Pasan de las dos de la tarde, el calor dominical se intensifica, faltan pocos kilómetros, hay pesadas nubes que el viento arrastra desde Brasil y el viejo sabio mira el retrovisor y el tablero -que va de mi lado, por cierto, frente a mí, pues, porque su Toyota en el principio de los tiempos tenía el volante a la derecha, construida que había sido para el mercado inglés, pero al llegar a estas tierras sudamericanas sufrió esta extravagante adaptación, que sólo en este momento me preocupa porque el avesado taxista quita el pie del acelerador- y estaciona a la orilla del asfalto, meneando la cabeza contrariado.

-Se pinchó la goma -baja azotando la puerta.

Oigo un pájaro, la brisa, un coro de grillos, las educadas lamentaciones del chofer. Me siento en Chiapas. Hemos venido a dar a la sombra de un árbol de ramas gruesas y piel dorada, colmado de enormes flores rojas que lo encienden como una hoguera fuera de toda proporción racional. Se llama tajibo y es tan común y corriente en esta región que, en Santa Cruz, prolifera en los camellones, en los parques, en las calles, pero su abundancia natural explica por qué, desde el aire, la selva se ve tachonada de puntitos rojos.

-Ahora están los tajibos rojos y rosados, pero en septiembre, cuando venga la primavera, van a florear los amarillos y los blancos -dice Adolfo, desmontando la rueda que, a todo esto, no será remplazada por ninguna refacción-. Quédese acá nomás, pues. Voy a Okinawa a repararla.

Me opongo sin entusiasmo. Pienso que lo mejor será pagarle y abandonarlo a su suerte, pero me hace ver la mía.

-Allá -señala-, en ese rancho puede comer. No me voy a demorar nada.
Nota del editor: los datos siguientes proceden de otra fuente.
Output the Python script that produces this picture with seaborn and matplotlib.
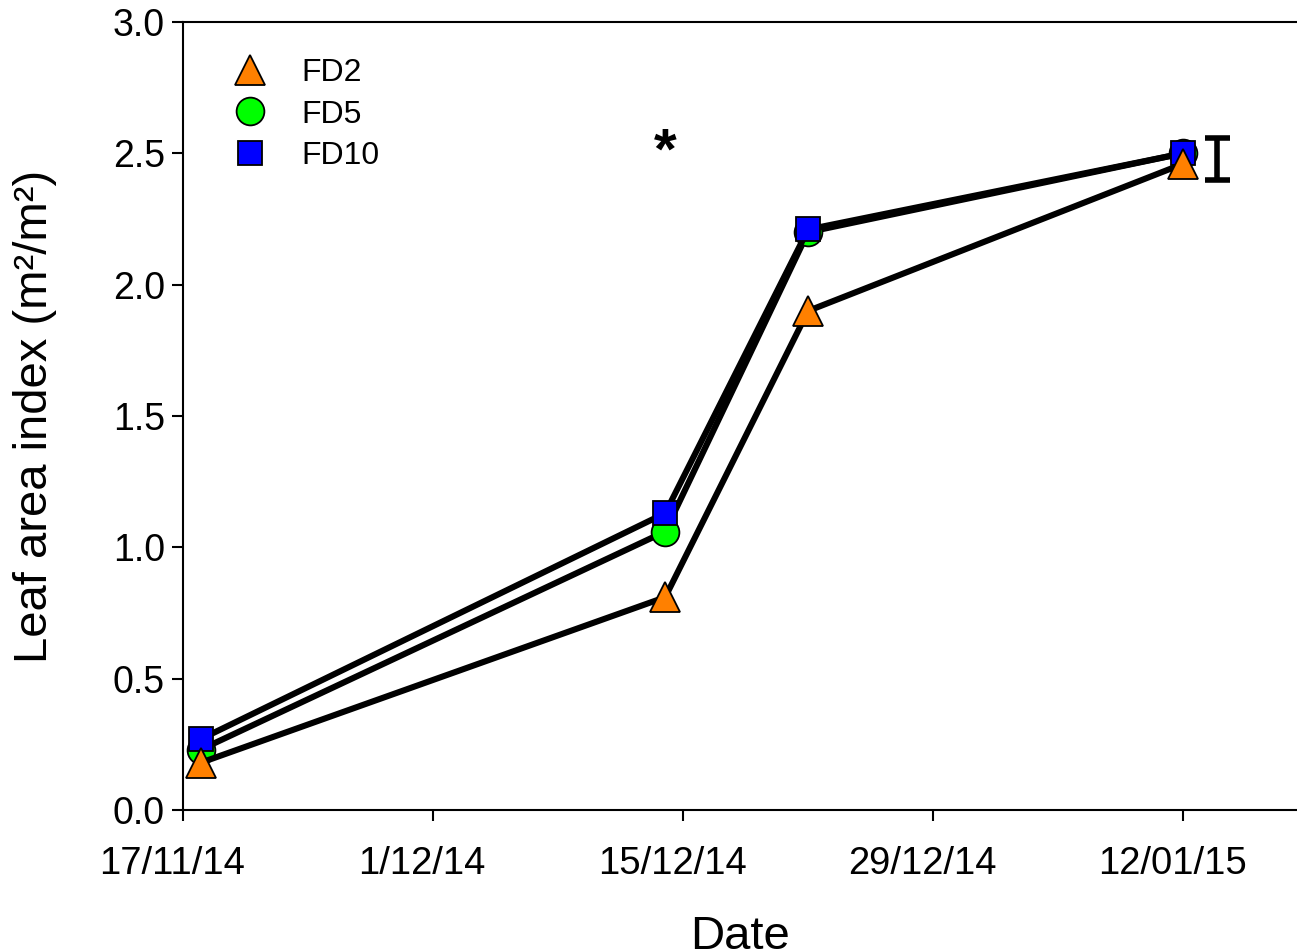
import pandas as pd
import numpy as np
import matplotlib
matplotlib.use("Agg")
import matplotlib.pyplot as plt
import matplotlib.transforms as mtransforms
import seaborn as sns

# data
dates = pd.to_datetime(["2014-11-18", "2014-12-14", "2014-12-22", "2015-01-12"])
fd2 = [0.18, 0.81, 1.90, 2.46]
fd5 = [0.23, 1.06, 2.20, 2.50]
fd10 = [0.27, 1.13, 2.21, 2.50]

tick_dates = pd.to_datetime(["2014-11-17", "2014-12-01", "2014-12-15", "2014-12-29", "2015-01-12"])
tick_labels = ["17/11/14", "1/12/14", "15/12/14", "29/12/14", "12/01/15"]

errbar_date = pd.to_datetime(["2015-01-13 22:00"])
errbar_mid = [2.48]
errbar_half = [0.08]

star_date = pd.Timestamp("2014-12-14")
star_y = 2.50

sns.set_style("ticks")
plt.rcParams['font.family'] = ['Liberation Sans', 'DejaVu Sans']
plt.rcParams['text.color'] = 'black'
plt.rcParams['axes.labelcolor'] = 'black'
plt.rcParams['xtick.color'] = 'black'
plt.rcParams['ytick.color'] = 'black'

fig = plt.figure(figsize=(12.97, 9.51), dpi=100)
ax = fig.add_axes([0.1411, 0.1483, 0.8589, 0.8286])

df = pd.DataFrame({"date": dates, "FD2": fd2, "FD5": fd5, "FD10": fd10})

# drawing order: circle, square, then triangle on top
series = [
    ("FD5", "o", "#00ff00", 20),
    ("FD10", "s", "#0000ff", 17),
    ("FD2", "^", "#ff8000", 21),
]
for name, mk, col, ms in series:
    sns.lineplot(x="date", y=name, data=df, ax=ax, color="black", linewidth=4.4,
                 marker=mk, markersize=ms, markerfacecolor=col,
                 markeredgecolor="black", markeredgewidth=1.3)

# legend handles (markers only)
handles = []
for name, mk, col, ms in [("FD2", "^", "#ff8000", 21), ("FD5", "o", "#00ff00", 20),
                          ("FD10", "s", "#0000ff", 17)]:
    h, = ax.plot([], [], linestyle="none", marker=mk, markersize=ms, markerfacecolor=col,
                 markeredgecolor="black", markeredgewidth=1.3, label=name)
    handles.append(h)
ax.legend(handles=handles, loc="upper left", bbox_to_anchor=(0.02, 0.97), frameon=False,
          fontsize=23, handletextpad=0.6, labelspacing=0.35, borderaxespad=0)

# error bar
ax.errorbar(errbar_date, errbar_mid, yerr=errbar_half, fmt="none", ecolor="black",
            elinewidth=4, capsize=9, capthick=4)

ax.text(star_date, star_y, "*", fontsize=42, fontweight="bold", ha="center", va="center")

ax.set_xlim(pd.Timestamp("2014-11-17"), pd.Timestamp("2015-01-18 09:00"))
ax.set_ylim(0, 3.0)
ax.set_yticks(np.arange(0, 3.01, 0.5))
ax.set_yticklabels([f"{v:.1f}" for v in np.arange(0, 3.01, 0.5)])
ax.set_xticks(tick_dates)
ax.set_xticklabels(tick_labels)

ax.set_xlabel("Date", fontsize=34, labelpad=24)
ax.set_ylabel("Leaf area index (m²/m²)", fontsize=34, labelpad=40)
ax.tick_params(axis="x", labelsize=27.5, length=8, width=1.5, pad=18, direction="out")
ax.tick_params(axis="y", labelsize=27, length=8, width=1.5, pad=5, direction="out")

# x tick labels sit slightly left of their ticks in the reference
shift = mtransforms.ScaledTranslation(-11 / 100, 0, fig.dpi_scale_trans)
for lab in ax.get_xticklabels():
    lab.set_transform(lab.get_transform() + shift)

for side in ["left", "bottom", "top"]:
    ax.spines[side].set_visible(True)
    ax.spines[side].set_linewidth(1.5)
    ax.spines[side].set_color("black")
ax.spines["right"].set_visible(False)

fig.savefig("out.png", dpi=100)
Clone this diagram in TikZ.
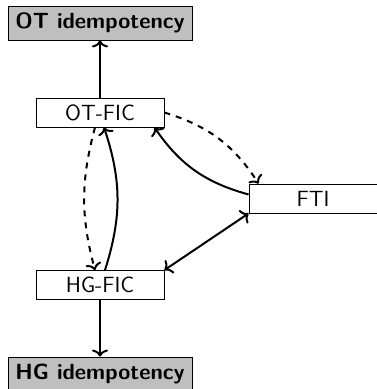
\documentclass[tikz,border=0pt]{standalone}
\usepackage{amsmath}
\usepackage{tikz}
\usetikzlibrary{arrows.meta}

\begin{document}
\begin{tikzpicture}[line width=1pt, >={To[length=3.5pt,width=8pt]},
  box/.style={draw, thin, minimum width=64pt, minimum height=14.5pt, inner sep=0pt, font=\fontsize{11}{13}\selectfont\sffamily},
  goal/.style={draw, thin, fill=gray!50, minimum width=92pt, minimum height=17pt, inner sep=0pt, font=\fontsize{11}{13}\selectfont\sffamily\bfseries}]
\useasboundingbox (0pt,0pt) rectangle (188pt,-194.5pt);
\node[goal] (otid) at (50pt,-11.5pt) {OT idempotency};
\node[box] (otfic) at (50pt,-56.25pt) {OT-FIC};
\node[box] (fti) at (156.5pt,-99.25pt) {FTI};
\node[box] (hgfic) at (50pt,-142.5pt) {HG-FIC};
\node[goal] (hgid) at (50pt,-187pt) {HG idempotency};
\draw[->] (otfic) -- (otid);
\draw[->] (hgfic) -- (hgid);
\draw[->,dashed] ([xshift=-2.5pt]otfic.south) to[bend right=15] ([xshift=-2.5pt]hgfic.north);
\draw[->] ([xshift=2.5pt]hgfic.north) to[bend right=18] ([xshift=2pt]otfic.south);
\draw[->,dashed] (otfic.east) to[bend left=20] ([xshift=5pt]fti.north west);
\draw[->] ([yshift=2pt]fti.west) to[bend left=20] ([xshift=-5pt]otfic.south east);
\draw[<->] (hgfic.north east) -- (fti.south west);
\end{tikzpicture}
\end{document}
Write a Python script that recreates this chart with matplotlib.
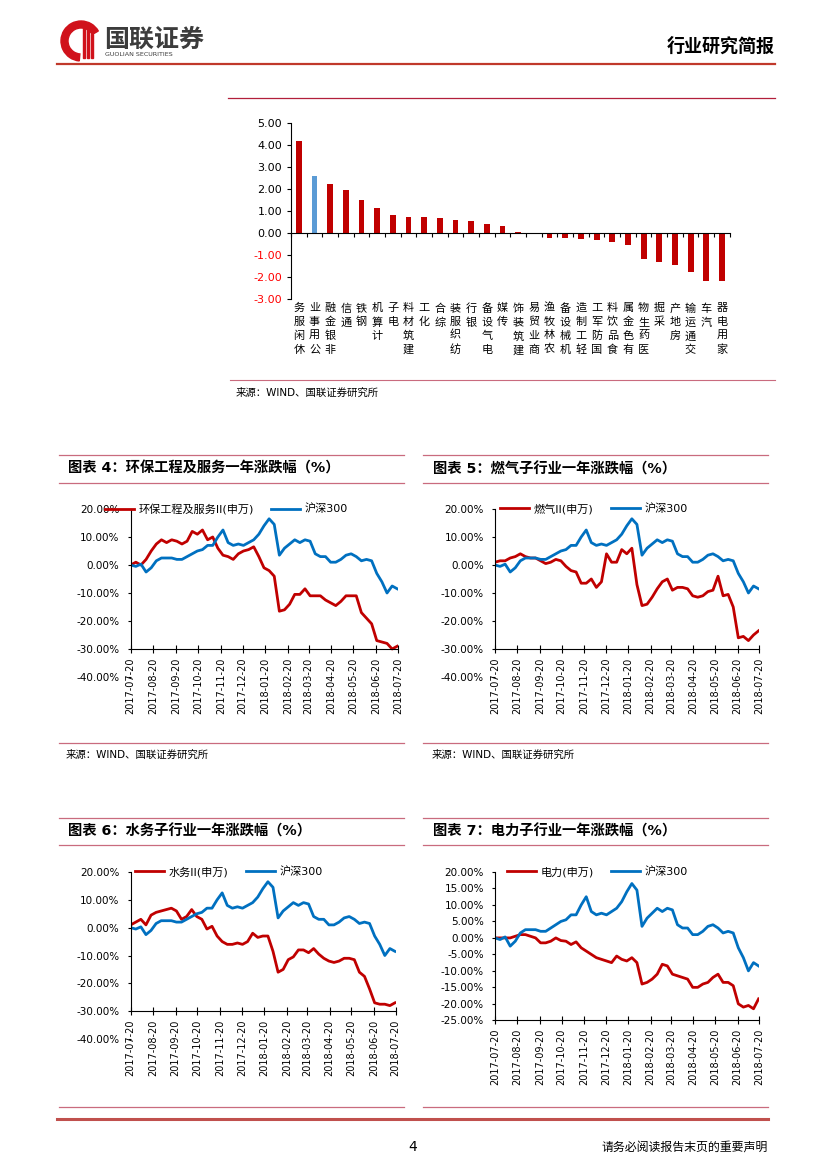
import numpy as np
import pandas as pd
import matplotlib
matplotlib.use('Agg')
import matplotlib.pyplot as plt
import matplotlib.dates as mdates
import matplotlib.transforms as mtransforms
from matplotlib.patches import Wedge, Rectangle
from matplotlib.ticker import FuncFormatter, MultipleLocator

plt.rcParams['font.family'] = ['DejaVu Sans', 'Noto Sans CJK SC']
plt.rcParams['axes.unicode_minus'] = False

RED = '#C00000'
BLUE = '#0070C0'
BAR_BLUE = '#5B9BD5'
LINE_PINK = '#C96B7E'

# ---- bar chart: industry weekly change (%)
sectors = ['休闲服务', '公用事业', '非银金融', '通信', '钢铁', '计算机', '电子', '建筑材料',
           '化工', '综合', '纺织服装', '银行', '电气设备', '传媒', '建筑装饰', '商业贸易',
           '农林牧渔', '机械设备', '轻工制造', '国防军工', '食品饮料', '有色金属', '医药生物',
           '采掘', '房地产', '交通运输', '汽车', '家用电器']
sector_chg = [4.18, 2.59, 2.21, 1.97, 1.52, 1.15, 0.80, 0.73, 0.71, 0.67, 0.58, 0.53, 0.42,
              0.33, 0.06, -0.03, -0.21, -0.23, -0.26, -0.33, -0.41, -0.55, -1.21, -1.32,
              -1.47, -1.77, -2.18, -2.21]
highlight = '公用事业'
bar_ticks = [-3, -2, -1, 0, 1, 2, 3, 4, 5]

# ---- one-year curves, weekly samples from 2017-07-20 (%)
week_dates = pd.date_range('2017-07-20', periods=53, freq='7D')
month_ticks = [pd.Timestamp('2017-07-20') + pd.DateOffset(months=i) for i in range(13)]

hs300 = [0, -0.5, 0.3, -2.5, -1, 1.5, 2.5, 2.5, 2.5, 2.0,
         2.0, 3, 4, 5, 5.5, 7, 7, 10, 12.5, 8,
         7, 7.5, 7, 8, 9, 11, 14, 16.5, 14.5, 3.5,
         6, 7.5, 9, 8, 9, 8.5, 4, 3, 3, 1,
         1, 2, 3.5, 4, 3, 1.5, 2, 1.5, -3, -6,
         -10, -7.5, -8.5]
env_srv = [0, 1, 0, 2, 5, 7.5, 9, 8, 9, 8.5,
           7.5, 8.5, 12, 11, 12.5, 9, 10, 6, 3.5, 3,
           2, 4, 5, 5.5, 6.5, 3, -1, -2, -4, -16.5,
           -16, -14, -10.5, -10.5, -8.5, -11, -11, -11, -12.5, -13.5,
           -14.5, -13, -11, -11, -11, -17, -19, -21, -27, -27.5,
           -28, -30, -29]
gas = [1, 1.5, 1.5, 2.5, 3, 4, 3, 2.5, 2.5, 1.5,
       0.5, 1, 2, 1.5, -0.5, -2, -2.5, -6.5, -6.5, -5,
       -8, -6, 4, 1, 1, 5.5, 4, 6, -7, -14.5,
       -14, -11.5, -8.5, -6, -5, -9, -8, -8, -8.5, -11,
       -11.5, -11, -9.5, -9, -4, -11, -10.5, -15, -26, -25.5,
       -27, -25, -23.5]
water = [1, 2, 3, 1, 4.5, 5.5, 6, 6.5, 7, 6,
         3, 4, 6.5, 4, 3, -0.5, 0.5, -3, -5, -6,
         -6, -5.5, -6, -5, -2, -3.5, -3, -3, -8.5, -16,
         -15, -11.5, -10.5, -8, -8, -9, -7.5, -9.5, -11, -12,
         -12.5, -12, -11, -11, -11.5, -16, -17.5, -22, -27, -27.5,
         -27.5, -28, -27]
power = [0, 0, 0, 0, 0.5, 1, 1, 0.5, 0, -1.5,
         -1.5, -1, 0, -0.8, -1, -2, -1.2, -3, -4, -5,
         -6, -6.5, -7, -7.5, -5.5, -6.5, -7, -6, -7.5, -14,
         -13.5, -12.5, -11, -8, -8.5, -11, -11.5, -12, -12.5, -15,
         -15, -14, -13.5, -12, -11, -13.5, -13.5, -14.5, -20, -21,
         -20.5, -21.5, -18.5]

W, H = 827, 1169
fig = plt.figure(figsize=(W / 100, H / 100), dpi=100)


def px_rect(left, top, right, bottom):
    return [left / W, 1 - bottom / H, (right - left) / W, (bottom - top) / H]


# page decoration layer in pixel coordinates
bg = fig.add_axes([0, 0, 1, 1], zorder=-1)
bg.set_xlim(0, W)
bg.set_ylim(H, 0)
bg.axis('off')

# logo
bg.add_patch(Wedge((81, 41), 20, 95, 330, width=7, color='#D0121B'))
for x0, top in [(83, 22), (87, 28), (91, 34)]:
    bg.add_patch(Rectangle((x0, top), 2.2, 58 - top, color='#D0121B'))
bg.text(104, 40, '国联证券', fontsize=18, fontweight='bold', color='#3C3C3C', va='center')
bg.text(105, 55, 'GUOLIAN SECURITIES', fontsize=4.6, color='#3C3C3C', va='center')
bg.text(775, 47, '行业研究简报', fontsize=13, fontweight='bold', ha='right', va='center')
bg.plot([57, 775], [64, 64], color='#C0392B', lw=1.6)

# bar chart frame
bg.plot([228, 775], [98, 98], color='#B21F3B', lw=0.9)
bg.plot([230, 775], [380, 380], color=LINE_PINK, lw=0.8)
bg.text(236, 393, '来源：WIND、国联证券研究所', fontsize=7.5, va='center')

# chart blocks
for y in (455, 483, 743, 818, 845, 1107):
    bg.plot([59, 404], [y, y], color=LINE_PINK, lw=0.9)
    bg.plot([423, 768], [y, y], color=LINE_PINK, lw=0.9)
titles = [(68, 469, '图表 4：环保工程及服务一年涨跌幅（%）'),
          (433, 469, '图表 5：燃气子行业一年涨跌幅（%）'),
          (68, 831, '图表 6：水务子行业一年涨跌幅（%）'),
          (433, 831, '图表 7：电力子行业一年涨跌幅（%）')]
for x, y, t in titles:
    bg.text(x, y, t, fontsize=10.3, fontweight='bold', va='center')
for x in (66, 432):
    bg.text(x, 755, '来源：WIND、国联证券研究所', fontsize=7.5, va='center')

# footer
bg.plot([57, 768], [1119, 1119], color='#C0504D', lw=2.2)
bg.text(413, 1147, '4', fontsize=10, ha='center', va='center')
bg.text(768, 1147, '请务必阅读报告末页的重要声明', fontsize=8.6, ha='right', va='center')

# ---- bar chart
axb = fig.add_axes(px_rect(291, 123.3, 729.7, 298.7))
xpos = np.arange(len(sectors))
colors = [BAR_BLUE if s == highlight else RED for s in sectors]
axb.bar(xpos, sector_chg, width=0.38, color=colors)
axb.set_xlim(-0.5, len(sectors) - 0.5)
axb.set_ylim(-3, 5)
axb.set_yticks(bar_ticks, labels=[f'{v:.2f}' for v in bar_ticks])
for v, lab in zip(bar_ticks, axb.get_yticklabels()):
    lab.set_color('#FF0000' if v < 0 else 'black')
axb.tick_params(axis='y', labelsize=8, length=3, width=0.8)
axb.set_xticks([])
axb.set_xticks(np.arange(-0.5, len(sectors), 1), minor=True)
axb.tick_params(axis='x', which='minor', length=3, width=0.8, direction='out')
# category names stacked vertically below the plot area
lab_tr = mtransforms.blended_transform_factory(axb.transData, axb.transAxes)
for x, s in zip(xpos, sectors):
    axb.text(x, -0.025, '\n'.join(reversed(s)), transform=lab_tr, ha='center', va='top',
             fontsize=8, linespacing=1.45)
axb.spines[['top', 'right']].set_visible(False)
axb.spines['bottom'].set_position(('data', 0))
for sp in ('left', 'bottom'):
    axb.spines[sp].set_linewidth(0.8)


# ---- line charts
def line_panel(rect, values, name, ymin, ystep, axis_y, legend_x, legend_y):
    ax = fig.add_axes(rect)
    l1, = ax.plot(week_dates, values, color=RED, lw=2.0)
    l2, = ax.plot(week_dates, hs300, color=BLUE, lw=2.0)
    ax.set_xlim(month_ticks[0], month_ticks[-1])
    ax.set_ylim(ymin, 20)
    ax.yaxis.set_major_locator(MultipleLocator(ystep))
    ax.yaxis.set_major_formatter(FuncFormatter(lambda v, p: f'{v:.2f}%'))
    ax.set_xticks(month_ticks)
    ax.xaxis.set_major_formatter(mdates.DateFormatter('%Y-%m-%d'))
    ax.tick_params(axis='x', rotation=90, labelsize=7, direction='inout', length=6, width=0.8, pad=3)
    ax.tick_params(axis='y', labelsize=7.5, length=2, width=0.8, pad=6)
    ax.spines[['top', 'right']].set_visible(False)
    ax.spines['bottom'].set_position(('data', axis_y))
    ax.spines['left'].set_bounds(axis_y, 20)
    for sp in ('left', 'bottom'):
        ax.spines[sp].set_linewidth(0.8)
    ax.legend([l1, l2], [name, '沪深300'], ncol=2, frameon=False, fontsize=8,
              loc='center left', bbox_to_anchor=(legend_x / W, 1 - legend_y / H),
              bbox_transform=fig.transFigure, borderpad=0, borderaxespad=0,
              handlelength=2.6, handletextpad=0.4, columnspacing=1.6)
    return ax


line_panel(px_rect(130.7, 509, 398, 677), env_srv, '环保工程及服务II(申万)', -40, 10, -30, 105, 509)
line_panel(px_rect(495, 509, 759.3, 677), gas, '燃气II(申万)', -40, 10, -30, 500, 509)
line_panel(px_rect(130.7, 872, 395.7, 1039), water, '水务II(申万)', -40, 10, -30, 135, 872)
line_panel(px_rect(495, 872, 759.3, 1020.3), power, '电力(申万)', -25, 5, -25, 507, 872)

fig.savefig('out.png', dpi=100)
Está bien. Me resigno. Atravieso la carretera hasta una casucha donde una anciana se inclina ceremonialmente ante mí cuando pongo las manos, entrelazando los dedos, encima de su pobre mantel de plástico. Unos minutos más tarde probaré la sopa misoshiru mejor sazonada en el mundo. Y de la manera más inesperada, aunque me cueste admitirlo, habré llegado a Japón.